A protocol is a study plan for a clinical trial. The plan is carefully designed to protect the health of the participants as well as answer specific research questions. A protocol describes what types of people may participate in the trial; the schedule of tests, procedures, medications, and dosages; and the length of the study. While in a clinical trial, participants following a protocol are seen regularly by the research staff. This staff monitors the participants’ health and determines the safety and effectiveness of their treatment.
What is a control or control group?
A control group is the group used to compare a research treatment. In many clinical trials, one group of patients will be given a research drug or treatment, while the control group is given either a standard treatment for the illness or a placebo.
What is a placebo?
A placebo is an inactive pill, liquid, or powder that has no treatment value. In clinical trials, research treatments are often compared with placebos to see how effective the new treatment really is. In some studies, the participants in the control group will receive a placebo instead of an active drug or research treatment.
What are the different types of clinical trials?
- Treatment trials test new treatments, new combinations of drugs, or new approaches to surgery or radiation therapy.
- Prevention trials look for better ways to prevent disease in people who have never had the disease or to prevent a disease from returning. These approaches may include medicines, vitamins, vaccines, minerals, or lifestyle changes.
- Diagnostic trials are conducted to find better tests or procedures for diagnosing a particular disease or condition.
- Screening trials test the best way to detect certain diseases or health conditions.
- Quality of Life trials (or Supportive Care trials) look at ways to improve comfort and the quality of life for patients with a chronic illness.
What are the phases of clinical trials?
Clinical trials are conducted in phases. The trials at each phase have a different purpose and help researchers answer different questions:
- In Phase I trials, researchers test a research l drug or treatment in a small group of people (20-80) for the first time to evaluate its safety, determine a safe dosage range, and identify side effects.

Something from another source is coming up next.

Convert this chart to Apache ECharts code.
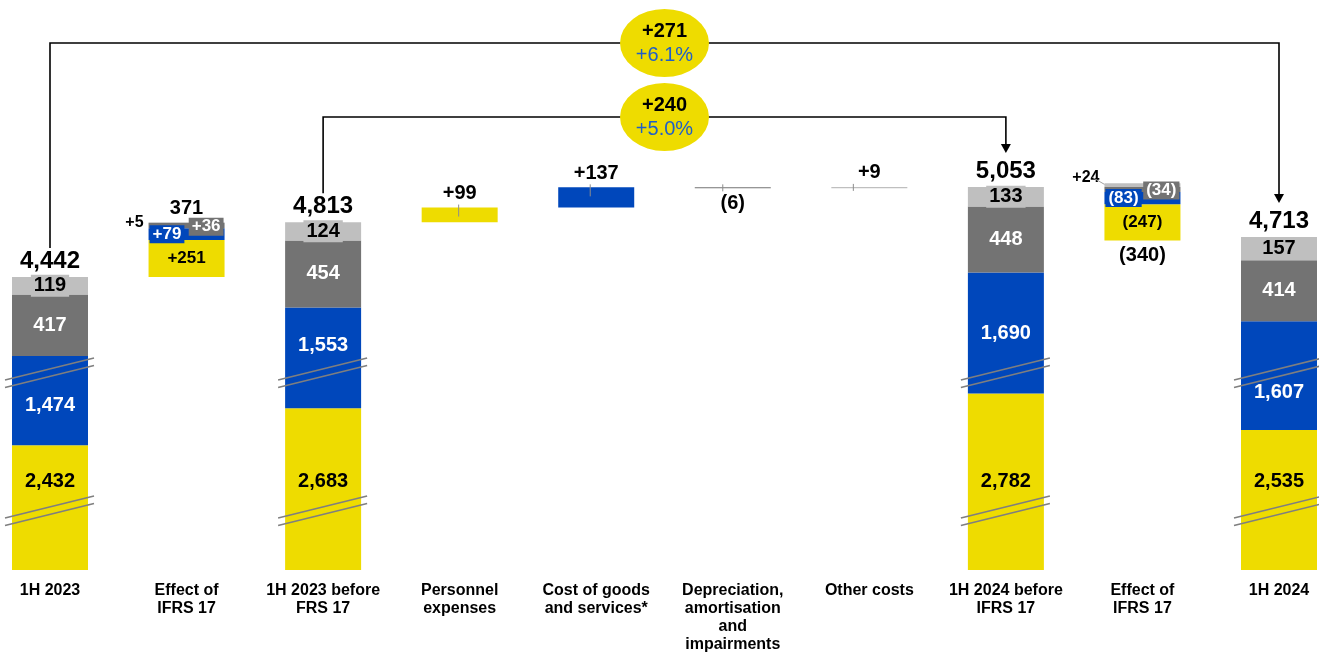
<!DOCTYPE html>
<html><head><meta charset="utf-8">
<script src="https://cdn.jsdelivr.net/npm/echarts@6/dist/echarts.min.js"></script>
<style>html,body{margin:0;padding:0;background:#fff}#c{width:1319px;height:652px}</style>
</head><body><div id="c"></div>
<script>
// ---------- data ----------
const categories = ['1H 2023', 'Effect of\nIFRS 17', '1H 2023 before\nFRS 17', 'Personnel\nexpenses',
  'Cost of goods\nand services*', 'Depreciation,\namortisation\nand\nimpairments', 'Other costs',
  '1H 2024 before\nIFRS 17', 'Effect of\nIFRS 17', '1H 2024'];
const barKind = ['total', 'delta', 'total', 'delta', 'delta', 'delta', 'delta', 'total', 'delta', 'total'];
const yellowValues = [2432, 251, 2683, 99, 0, 0, 0, 2782, -247, 2535];
const blueValues   = [1474, 79, 1553, 0, 137, 0, 0, 1690, -83, 1607];
const darkValues   = [417, 36, 454, 0, 0, -6, 0, 448, -34, 414];
const lightValues  = [119, 5, 124, 0, 0, 0, 9, 133, 24, 157];
const headLabels   = ['4,442', '371', '4,813', '+99', '+137', '(6)', '+9', '5,053', '(340)', '4,713'];
const bridgeFrom = [0, 2];
const bridgeTo = [9, 7];

// ---------- layout constants (broken axis) ----------
const AXIS_BASE = 2456;          // real value at the foot of the bars
const BLUE_CUT = 870;            // part cut out of the blue block of total bars
const YELLOW_CUT = AXIS_BASE - BLUE_CUT;
const Y_MAX = 3864;
const BLUE_BREAK = 1336, YELLOW_BREAK = 400;
const BLUE_LABEL_SHIFT = { 0: 5, 2: -12, 7: 0, 9: 17 };
const FONT = "'Liberation Sans', Arial, sans-serif";
const C = { yellow: '#EEDC00', blue: '#0047BB', dark: '#737373', light: '#BFBFBF' };

// ---------- build stacked display data ----------
const n = categories.length;
const baseD = [], segD = [[], [], [], []], tops = [], nets = [];
let level = 0;
for (let i = 0; i < n; i++) {
  const v = [yellowValues[i], blueValues[i], darkValues[i], lightValues[i]];
  const sum = v.reduce((a, b) => a + b, 0);
  if (barKind[i] === 'total') {
    baseD.push(0);
    segD[0].push(v[0] - YELLOW_CUT); segD[1].push(v[1] - BLUE_CUT);
    segD[2].push(v[2]); segD[3].push(v[3]);
    level = sum; tops.push(sum); nets.push(sum);
  } else {
    const pos = v.filter(x => x > 0).reduce((a, b) => a + b, 0);
    const mag = v.reduce((a, b) => a + Math.abs(b), 0);
    const top = level + pos;
    baseD.push(top - mag - AXIS_BASE);
    for (let k = 0; k < 4; k++) segD[k].push(Math.abs(v[k]));
    tops.push(top); nets.push(sum);
    level += sum;
  }
}
const fmtTotal = v => v.toLocaleString('en-US');
const fmtDelta = v => v > 0 ? '+' + v : '(' + (-v) + ')';
const parseLabel = s => +s.replace(/[,+()]/g, '');
const multi = i => [yellowValues[i], blueValues[i], darkValues[i], lightValues[i]].filter(x => x !== 0).length > 1;

function segLabel(k, i) {
  const raw = [yellowValues, blueValues, darkValues, lightValues][k][i];
  if (barKind[i] === 'total') {
    const text = fmtTotal(raw);
    const common = { show: true, formatter: text, fontFamily: FONT, fontWeight: 'bold', fontSize: 20 };
    if (k === 0) return Object.assign(common, { position: 'insideBottom', distance: 79, color: '#000' });
    if (k === 1) return Object.assign(common, { position: 'inside', color: '#fff', offset: [0, BLUE_LABEL_SHIFT[i] || 0] });
    if (k === 2) return Object.assign(common, { position: 'inside', color: '#fff' });
    return Object.assign(common, { position: 'inside', color: '#000', backgroundColor: C.light, padding: [2, 3, 0, 3] });
  }
  if (!multi(i) || raw === 0) return { show: false };
  const text = fmtDelta(raw);
  const common = { show: true, formatter: text, fontFamily: FONT, fontWeight: 'bold', fontSize: 17 };
  if (k === 0) return Object.assign(common, { position: 'inside', color: '#000' });
  if (k === 1) return Object.assign(common, { position: 'insideLeft', distance: 1, color: '#fff', backgroundColor: C.blue, padding: [1, 3, 0, 3] });
  if (k === 2) return Object.assign(common, { position: 'insideRight', distance: 1, offset: [0, 1], color: '#fff', backgroundColor: C.dark, padding: [1, 3, 0, 3] });
  return Object.assign(common, { position: 'left', distance: 5, fontSize: 16, color: '#000', offset: [0, raw > 0 && nets[i] < 0 ? -8 : 0] });
}

const segNames = ['yellow', 'blue', 'dark', 'light'];
const series = [];
series.push({
  type: 'bar', name: 'base', stack: 'w', barWidth: 76, clip: false, silent: true,
  itemStyle: { color: 'rgba(0,0,0,0)' },
  data: baseD.map((d, i) => ({
    value: d,
    label: nets[i] < 0 && barKind[i] === 'delta'
      ? { show: true, position: 'insideTop', distance: 5, formatter: headLabels[i], fontFamily: FONT, fontWeight: 'bold', fontSize: 20, color: '#000' }
      : { show: false }
  }))
});
segNames.forEach((nm, k) => {
  series.push({
    type: 'bar', name: nm, stack: 'w', barWidth: 76, clip: false,
    itemStyle: { color: C[nm] },
    data: segD[k].map((d, i) => ({ value: d, label: segLabel(k, i) }))
  });
});
series.push({
  type: 'bar', name: 'head', stack: 'w', barWidth: 76, clip: false, silent: true,
  itemStyle: { color: 'rgba(0,0,0,0)' },
  data: headLabels.map((t, i) => ({
    value: 0,
    label: (nets[i] >= 0 || barKind[i] === 'total')
      ? { show: true, position: 'top', distance: 4, formatter: t, fontFamily: FONT, fontWeight: 'bold', fontSize: barKind[i] === 'total' ? 24 : 20, color: '#000' }
      : { show: false }
  }))
});

const chart = echarts.init(document.getElementById('c'));
chart.setOption({
  animation: false,
  grid: { left: 50, right: 40, top: 0, bottom: 82, outerBoundsMode: 'none', containLabel: false },
  xAxis: {
    type: 'category', data: categories, boundaryGap: false,
    axisLine: { show: false }, axisTick: { show: false }, splitLine: { show: false },
    axisLabel: { interval: 0, margin: 12, fontFamily: FONT, fontWeight: 'bold', fontSize: 16, lineHeight: 18, color: '#000' }
  },
  yAxis: { type: 'value', min: 0, max: Y_MAX, show: false, splitLine: { show: false } },
  series
});

// ---------- annotations: breaks, bridges, bubbles ----------
const px = i => chart.convertToPixel({ xAxisIndex: 0 }, i);
const py = v => chart.convertToPixel({ yAxisIndex: 0 }, v);
const g = [];
for (let i = 0; i < n; i++) {
  if (barKind[i] !== 'total') continue;
  const cx = px(i);
  [BLUE_BREAK, YELLOW_BREAK].forEach(b => {
    const y = py(b);
    [-4, 3.5].forEach(o => g.push({
      type: 'line', shape: { x1: cx - 45, y1: y + o + 11, x2: cx + 44, y2: y + o - 11 },
      style: { stroke: '#7f7f7f', lineWidth: 1.6 }, z: 100
    }));
  });
}
const levels = [43, 117];
bridgeFrom.forEach((f, j) => {
  const t = bridgeTo[j];
  const x1 = px(f), x2 = px(t);
  const y1 = py(tops[f] - AXIS_BASE) - 29;
  const y2 = py(tops[t] - AXIS_BASE) - 34;
  const yl = levels[j];
  g.push({ type: 'polyline', shape: { points: [[x1, y1], [x1, yl], [x2, yl], [x2, y2 - 7]] },
    style: { stroke: '#000', lineWidth: 1.6, fill: null }, z: 90 });
  g.push({ type: 'polygon', shape: { points: [[x2 - 5, y2 - 9], [x2 + 5, y2 - 9], [x2, y2]] },
    style: { fill: '#000' }, z: 90 });
  const mx = (x1 + x2) / 2;
  const a = parseLabel(headLabels[f]), b = parseLabel(headLabels[t]);
  const diff = b - a;
  const pct = (diff / a * 100).toFixed(1);
  g.push({ type: 'circle', x: mx, y: yl, scaleY: 34 / 44.5, shape: { cx: 0, cy: 0, r: 44.5 }, style: { fill: C.yellow }, z: 95 });
  g.push({ type: 'text', x: mx, y: yl - 12, z: 96, style: { text: (diff >= 0 ? '+' : '') + diff, align: 'center', verticalAlign: 'middle', fontFamily: FONT, fontWeight: 'bold', fontSize: 20, fill: '#000' } });
  g.push({ type: 'text', x: mx, y: yl + 12, z: 96, style: { text: (diff >= 0 ? '+' : '') + pct + '%', align: 'center', verticalAlign: 'middle', fontFamily: FONT, fontSize: 20, fill: '#1F5FC8' } });
});
// small leader ticks
const tickOff = { 3: -1, 4: -6, 5: -10, 6: -16 };
Object.keys(tickOff).forEach(k => {
  const i = +k, x = px(i) + tickOff[k], y = py(tops[i] - AXIS_BASE);
  g.push({ type: 'line', shape: { x1: x, y1: y - 3, x2: x, y2: y + (i < 5 ? 9 : 4) }, style: { stroke: '#8c8c8c', lineWidth: 1 }, z: 80 });
});
// leader line of the small "+24" label of the second IFRS 17 bar
{
  const i = 8, x = px(i) - 38, y = py(tops[i] - AXIS_BASE);
  g.push({ type: 'line', shape: { x1: x - 12, y1: y - 6, x2: x, y2: y + 1 }, style: { stroke: '#a0a0a0', lineWidth: 1 }, z: 80 });
}
chart.setOption({ graphic: g });
</script>
</body></html>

- In Phase II trials, the research study drug or treatment is given to a larger group of people (100-300) to see if it is effective and to further evaluate its safety.
- In Phase III trials, the research study drug or treatment is given to large groups of people (1,000-3,000) show how well it works, monitor side effects, compare it to commonly used treatments, and collect information that will allow the research drug or treatment to be used safely.
- In Phase IV trials, the side effects and benefits of medicines already approved for use are observed. This gives researchers more information about a drug's risks, benefits, and best uses.